> Goal
Wherever the string "this" appears in the listing, copy that line.

Begin

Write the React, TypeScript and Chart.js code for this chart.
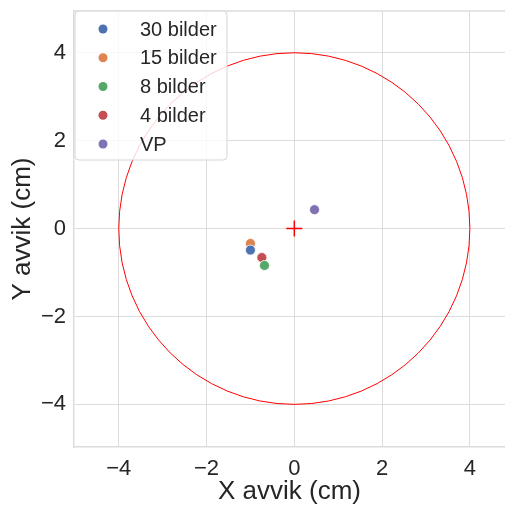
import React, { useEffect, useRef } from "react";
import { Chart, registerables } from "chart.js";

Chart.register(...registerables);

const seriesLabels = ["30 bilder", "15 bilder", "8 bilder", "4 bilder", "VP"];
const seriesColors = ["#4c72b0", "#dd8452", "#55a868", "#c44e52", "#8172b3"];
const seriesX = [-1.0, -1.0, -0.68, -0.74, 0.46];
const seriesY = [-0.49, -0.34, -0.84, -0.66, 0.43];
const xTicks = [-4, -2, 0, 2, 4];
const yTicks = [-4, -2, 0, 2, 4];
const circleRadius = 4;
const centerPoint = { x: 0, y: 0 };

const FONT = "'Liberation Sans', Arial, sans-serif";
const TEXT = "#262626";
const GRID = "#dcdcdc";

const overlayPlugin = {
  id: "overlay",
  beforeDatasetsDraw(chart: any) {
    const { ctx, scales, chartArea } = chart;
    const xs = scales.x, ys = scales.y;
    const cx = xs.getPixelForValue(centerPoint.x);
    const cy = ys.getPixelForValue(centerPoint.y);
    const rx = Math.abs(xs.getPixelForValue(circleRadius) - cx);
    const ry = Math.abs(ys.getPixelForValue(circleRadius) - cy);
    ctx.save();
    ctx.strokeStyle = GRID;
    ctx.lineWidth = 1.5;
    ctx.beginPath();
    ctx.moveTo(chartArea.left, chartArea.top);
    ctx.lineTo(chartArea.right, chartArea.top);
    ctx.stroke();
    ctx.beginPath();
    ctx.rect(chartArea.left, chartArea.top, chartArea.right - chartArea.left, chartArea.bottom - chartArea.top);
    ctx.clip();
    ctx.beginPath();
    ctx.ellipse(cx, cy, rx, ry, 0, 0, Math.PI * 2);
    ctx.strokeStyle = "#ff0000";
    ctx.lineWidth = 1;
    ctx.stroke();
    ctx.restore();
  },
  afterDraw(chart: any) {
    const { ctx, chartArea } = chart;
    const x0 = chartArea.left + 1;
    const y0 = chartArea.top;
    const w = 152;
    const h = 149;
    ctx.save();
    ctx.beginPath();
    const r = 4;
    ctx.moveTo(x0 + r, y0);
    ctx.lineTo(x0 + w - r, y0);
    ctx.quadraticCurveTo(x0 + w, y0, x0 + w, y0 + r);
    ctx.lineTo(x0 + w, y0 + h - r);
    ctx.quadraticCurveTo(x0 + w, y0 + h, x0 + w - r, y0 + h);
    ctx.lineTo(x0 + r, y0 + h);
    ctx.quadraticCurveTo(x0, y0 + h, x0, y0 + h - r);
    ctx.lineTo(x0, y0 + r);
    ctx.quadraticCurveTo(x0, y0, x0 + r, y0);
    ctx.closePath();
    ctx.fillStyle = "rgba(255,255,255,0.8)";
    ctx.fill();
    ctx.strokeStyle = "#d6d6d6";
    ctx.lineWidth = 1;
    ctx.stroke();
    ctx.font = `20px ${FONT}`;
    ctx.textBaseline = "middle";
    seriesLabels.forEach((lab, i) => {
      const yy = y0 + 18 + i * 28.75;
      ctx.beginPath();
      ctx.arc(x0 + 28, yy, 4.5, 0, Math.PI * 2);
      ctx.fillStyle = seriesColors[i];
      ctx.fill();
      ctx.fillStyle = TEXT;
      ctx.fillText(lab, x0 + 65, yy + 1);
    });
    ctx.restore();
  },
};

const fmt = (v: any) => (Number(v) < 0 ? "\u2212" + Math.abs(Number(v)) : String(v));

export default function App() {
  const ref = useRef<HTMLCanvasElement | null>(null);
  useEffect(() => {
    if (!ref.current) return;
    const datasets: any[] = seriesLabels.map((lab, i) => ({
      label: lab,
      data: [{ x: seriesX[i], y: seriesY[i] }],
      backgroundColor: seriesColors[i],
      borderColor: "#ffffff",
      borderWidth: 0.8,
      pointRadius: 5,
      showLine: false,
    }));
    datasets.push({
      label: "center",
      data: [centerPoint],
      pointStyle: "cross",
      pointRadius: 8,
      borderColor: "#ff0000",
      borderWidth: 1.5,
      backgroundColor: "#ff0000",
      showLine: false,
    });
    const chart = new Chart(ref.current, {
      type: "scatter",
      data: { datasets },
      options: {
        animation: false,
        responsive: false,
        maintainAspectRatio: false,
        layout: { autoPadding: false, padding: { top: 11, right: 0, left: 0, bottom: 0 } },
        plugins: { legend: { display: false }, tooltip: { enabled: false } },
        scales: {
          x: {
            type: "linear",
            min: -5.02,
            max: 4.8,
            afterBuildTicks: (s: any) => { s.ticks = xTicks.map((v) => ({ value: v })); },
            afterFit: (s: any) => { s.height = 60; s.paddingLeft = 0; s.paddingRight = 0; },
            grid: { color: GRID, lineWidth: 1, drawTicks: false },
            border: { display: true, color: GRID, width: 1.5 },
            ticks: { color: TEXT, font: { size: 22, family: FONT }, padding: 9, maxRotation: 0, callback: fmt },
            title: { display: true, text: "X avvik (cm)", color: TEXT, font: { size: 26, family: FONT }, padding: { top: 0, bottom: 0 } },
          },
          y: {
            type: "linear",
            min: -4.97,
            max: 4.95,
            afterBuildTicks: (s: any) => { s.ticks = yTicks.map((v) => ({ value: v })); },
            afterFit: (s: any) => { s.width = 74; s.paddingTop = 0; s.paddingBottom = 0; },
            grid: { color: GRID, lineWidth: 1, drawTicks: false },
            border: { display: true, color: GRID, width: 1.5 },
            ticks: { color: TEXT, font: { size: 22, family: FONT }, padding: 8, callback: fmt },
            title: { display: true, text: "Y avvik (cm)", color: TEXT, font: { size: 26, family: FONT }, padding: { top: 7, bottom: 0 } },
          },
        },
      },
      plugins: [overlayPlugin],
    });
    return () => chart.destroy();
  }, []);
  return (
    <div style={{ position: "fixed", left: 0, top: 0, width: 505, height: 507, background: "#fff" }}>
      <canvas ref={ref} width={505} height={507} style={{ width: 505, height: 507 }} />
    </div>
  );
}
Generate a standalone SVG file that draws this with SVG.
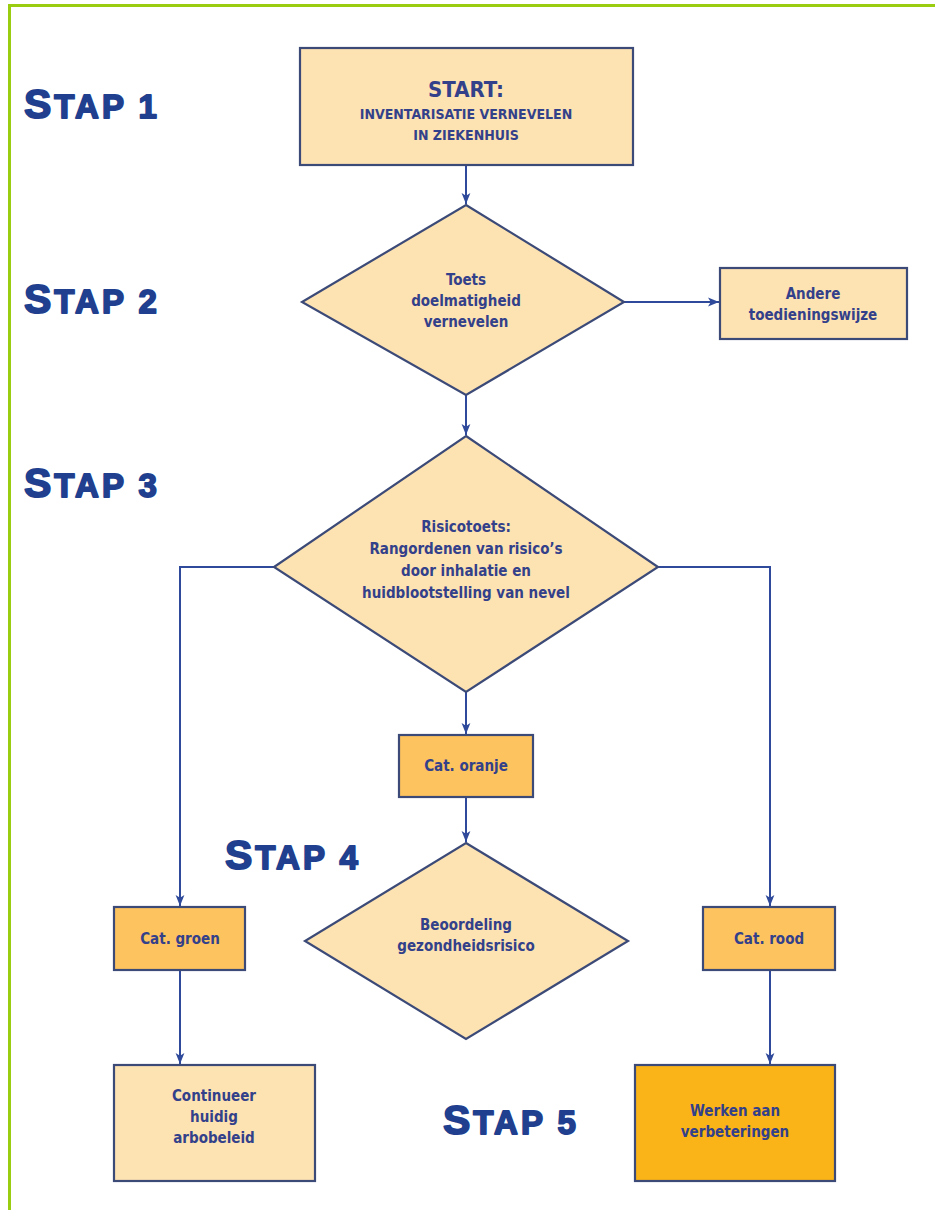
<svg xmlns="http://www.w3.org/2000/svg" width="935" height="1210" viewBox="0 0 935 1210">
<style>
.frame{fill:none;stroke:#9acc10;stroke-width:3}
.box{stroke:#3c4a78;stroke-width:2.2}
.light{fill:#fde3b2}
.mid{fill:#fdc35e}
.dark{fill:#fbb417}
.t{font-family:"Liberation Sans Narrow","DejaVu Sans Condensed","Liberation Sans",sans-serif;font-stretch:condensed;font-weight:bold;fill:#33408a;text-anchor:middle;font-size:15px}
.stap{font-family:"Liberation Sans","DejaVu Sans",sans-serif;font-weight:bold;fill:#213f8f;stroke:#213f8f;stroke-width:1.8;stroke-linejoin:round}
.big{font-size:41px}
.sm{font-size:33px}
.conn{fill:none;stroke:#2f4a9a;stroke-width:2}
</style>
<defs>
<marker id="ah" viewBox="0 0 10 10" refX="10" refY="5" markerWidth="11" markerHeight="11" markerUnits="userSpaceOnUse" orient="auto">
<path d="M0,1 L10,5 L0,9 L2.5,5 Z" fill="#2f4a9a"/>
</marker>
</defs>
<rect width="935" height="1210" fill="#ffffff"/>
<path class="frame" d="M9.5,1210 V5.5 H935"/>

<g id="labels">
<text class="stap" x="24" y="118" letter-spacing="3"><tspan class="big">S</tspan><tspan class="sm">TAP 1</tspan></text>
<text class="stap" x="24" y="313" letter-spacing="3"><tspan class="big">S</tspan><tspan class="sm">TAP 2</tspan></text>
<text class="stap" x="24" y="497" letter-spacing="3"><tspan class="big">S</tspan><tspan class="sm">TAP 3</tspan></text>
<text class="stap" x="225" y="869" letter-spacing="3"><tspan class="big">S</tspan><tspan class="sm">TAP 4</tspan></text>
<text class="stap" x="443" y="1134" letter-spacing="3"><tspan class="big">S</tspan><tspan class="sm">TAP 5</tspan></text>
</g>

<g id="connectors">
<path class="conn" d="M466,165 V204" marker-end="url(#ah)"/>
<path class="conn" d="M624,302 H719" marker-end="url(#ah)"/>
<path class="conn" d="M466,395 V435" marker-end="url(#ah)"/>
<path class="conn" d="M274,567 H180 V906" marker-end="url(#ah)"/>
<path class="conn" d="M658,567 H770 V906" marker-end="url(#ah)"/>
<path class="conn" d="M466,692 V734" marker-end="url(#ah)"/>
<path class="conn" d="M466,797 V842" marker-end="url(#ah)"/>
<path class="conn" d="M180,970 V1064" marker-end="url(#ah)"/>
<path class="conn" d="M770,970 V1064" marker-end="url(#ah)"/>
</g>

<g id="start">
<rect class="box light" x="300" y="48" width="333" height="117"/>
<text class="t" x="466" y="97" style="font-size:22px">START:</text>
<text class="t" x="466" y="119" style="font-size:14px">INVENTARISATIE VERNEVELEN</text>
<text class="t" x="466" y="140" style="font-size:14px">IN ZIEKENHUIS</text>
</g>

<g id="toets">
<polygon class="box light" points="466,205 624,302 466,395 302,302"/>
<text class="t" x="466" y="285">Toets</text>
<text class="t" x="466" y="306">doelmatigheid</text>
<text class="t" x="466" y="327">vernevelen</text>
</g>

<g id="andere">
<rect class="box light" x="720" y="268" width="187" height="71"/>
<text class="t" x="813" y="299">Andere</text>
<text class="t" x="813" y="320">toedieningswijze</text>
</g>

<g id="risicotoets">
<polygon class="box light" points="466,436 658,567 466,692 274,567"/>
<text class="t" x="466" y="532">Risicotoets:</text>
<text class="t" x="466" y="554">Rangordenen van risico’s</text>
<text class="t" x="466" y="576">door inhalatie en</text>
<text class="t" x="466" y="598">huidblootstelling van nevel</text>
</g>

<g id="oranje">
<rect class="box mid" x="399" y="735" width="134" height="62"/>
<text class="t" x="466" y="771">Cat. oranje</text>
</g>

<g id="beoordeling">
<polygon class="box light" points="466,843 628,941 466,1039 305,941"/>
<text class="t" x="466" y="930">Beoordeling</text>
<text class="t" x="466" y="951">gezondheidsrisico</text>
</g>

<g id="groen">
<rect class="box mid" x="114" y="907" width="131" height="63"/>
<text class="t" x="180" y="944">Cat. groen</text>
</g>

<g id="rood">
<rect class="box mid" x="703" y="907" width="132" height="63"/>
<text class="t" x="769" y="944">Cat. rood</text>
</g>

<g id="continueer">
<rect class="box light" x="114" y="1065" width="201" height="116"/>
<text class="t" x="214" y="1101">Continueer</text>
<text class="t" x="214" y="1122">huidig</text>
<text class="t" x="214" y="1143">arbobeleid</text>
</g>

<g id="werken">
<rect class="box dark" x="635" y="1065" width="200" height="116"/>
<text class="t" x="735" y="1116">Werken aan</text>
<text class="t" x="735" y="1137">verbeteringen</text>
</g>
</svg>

End

> Finished task
Write the React, TypeScript and Chart.js code for this chart.
Generate a standalone SVG file that draws this with SVG.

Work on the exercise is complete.